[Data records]
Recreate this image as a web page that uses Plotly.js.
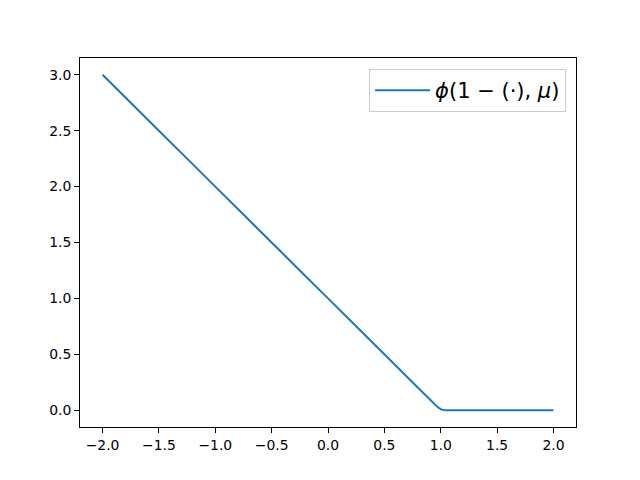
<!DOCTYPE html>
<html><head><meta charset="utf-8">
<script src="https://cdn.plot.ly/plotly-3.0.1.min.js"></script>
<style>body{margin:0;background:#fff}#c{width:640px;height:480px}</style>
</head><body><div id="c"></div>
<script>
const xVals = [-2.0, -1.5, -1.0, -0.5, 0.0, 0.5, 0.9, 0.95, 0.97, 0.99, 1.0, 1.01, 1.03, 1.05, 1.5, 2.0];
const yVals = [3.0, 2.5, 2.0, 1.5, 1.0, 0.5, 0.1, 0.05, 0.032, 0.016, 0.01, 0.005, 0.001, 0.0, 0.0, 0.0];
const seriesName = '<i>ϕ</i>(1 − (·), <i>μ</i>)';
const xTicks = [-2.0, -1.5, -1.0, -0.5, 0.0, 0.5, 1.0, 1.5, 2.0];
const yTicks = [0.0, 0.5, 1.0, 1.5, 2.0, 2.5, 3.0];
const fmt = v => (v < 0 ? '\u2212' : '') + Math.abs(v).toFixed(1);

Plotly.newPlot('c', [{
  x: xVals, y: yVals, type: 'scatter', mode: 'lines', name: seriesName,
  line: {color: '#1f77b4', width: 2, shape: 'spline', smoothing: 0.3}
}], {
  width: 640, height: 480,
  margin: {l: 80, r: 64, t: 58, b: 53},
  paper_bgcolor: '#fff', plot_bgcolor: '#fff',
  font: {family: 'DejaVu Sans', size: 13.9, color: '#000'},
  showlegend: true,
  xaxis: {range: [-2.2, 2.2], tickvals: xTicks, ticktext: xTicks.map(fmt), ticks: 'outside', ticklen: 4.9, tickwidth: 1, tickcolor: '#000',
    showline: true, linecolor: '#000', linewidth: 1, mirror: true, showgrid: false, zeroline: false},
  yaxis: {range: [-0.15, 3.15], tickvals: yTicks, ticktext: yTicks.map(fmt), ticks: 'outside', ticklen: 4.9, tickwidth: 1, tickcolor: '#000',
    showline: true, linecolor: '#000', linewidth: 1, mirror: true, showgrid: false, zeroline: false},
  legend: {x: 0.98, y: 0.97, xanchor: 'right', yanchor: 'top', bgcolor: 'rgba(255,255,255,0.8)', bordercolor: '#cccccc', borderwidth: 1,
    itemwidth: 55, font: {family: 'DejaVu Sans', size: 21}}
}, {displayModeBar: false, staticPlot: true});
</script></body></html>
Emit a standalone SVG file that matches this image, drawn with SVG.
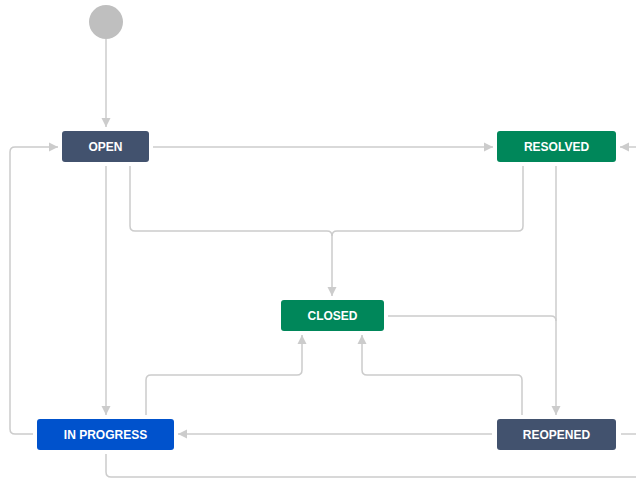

Task instructions: Retype the data above exactly; pictures are not part of the copy.

Exercise answer:
Recreate this image as a web page that uses Plotly.js.
<!DOCTYPE html>
<html><head><meta charset="utf-8">
<script src="https://cdn.plot.ly/plotly-3.0.1.min.js"></script>
<style>body{margin:0;background:#fff}#c{width:640px;height:480px}</style>
</head><body><div id="c"></div>
<script>
const xVals = [-2.0, -1.5, -1.0, -0.5, 0.0, 0.5, 0.9, 0.95, 0.97, 0.99, 1.0, 1.01, 1.03, 1.05, 1.5, 2.0];
const yVals = [3.0, 2.5, 2.0, 1.5, 1.0, 0.5, 0.1, 0.05, 0.032, 0.016, 0.01, 0.005, 0.001, 0.0, 0.0, 0.0];
const seriesName = '<i>ϕ</i>(1 − (·), <i>μ</i>)';
const xTicks = [-2.0, -1.5, -1.0, -0.5, 0.0, 0.5, 1.0, 1.5, 2.0];
const yTicks = [0.0, 0.5, 1.0, 1.5, 2.0, 2.5, 3.0];
const fmt = v => (v < 0 ? '\u2212' : '') + Math.abs(v).toFixed(1);

Plotly.newPlot('c', [{
  x: xVals, y: yVals, type: 'scatter', mode: 'lines', name: seriesName,
  line: {color: '#1f77b4', width: 2, shape: 'spline', smoothing: 0.3}
}], {
  width: 640, height: 480,
  margin: {l: 80, r: 64, t: 58, b: 53},
  paper_bgcolor: '#fff', plot_bgcolor: '#fff',
  font: {family: 'DejaVu Sans', size: 13.9, color: '#000'},
  showlegend: true,
  xaxis: {range: [-2.2, 2.2], tickvals: xTicks, ticktext: xTicks.map(fmt), ticks: 'outside', ticklen: 4.9, tickwidth: 1, tickcolor: '#000',
    showline: true, linecolor: '#000', linewidth: 1, mirror: true, showgrid: false, zeroline: false},
  yaxis: {range: [-0.15, 3.15], tickvals: yTicks, ticktext: yTicks.map(fmt), ticks: 'outside', ticklen: 4.9, tickwidth: 1, tickcolor: '#000',
    showline: true, linecolor: '#000', linewidth: 1, mirror: true, showgrid: false, zeroline: false},
  legend: {x: 0.98, y: 0.97, xanchor: 'right', yanchor: 'top', bgcolor: 'rgba(255,255,255,0.8)', bordercolor: '#cccccc', borderwidth: 1,
    itemwidth: 55, font: {family: 'DejaVu Sans', size: 21}}
}, {displayModeBar: false, staticPlot: true});
</script></body></html>
Emit a standalone SVG file that matches this image, drawn with SVG.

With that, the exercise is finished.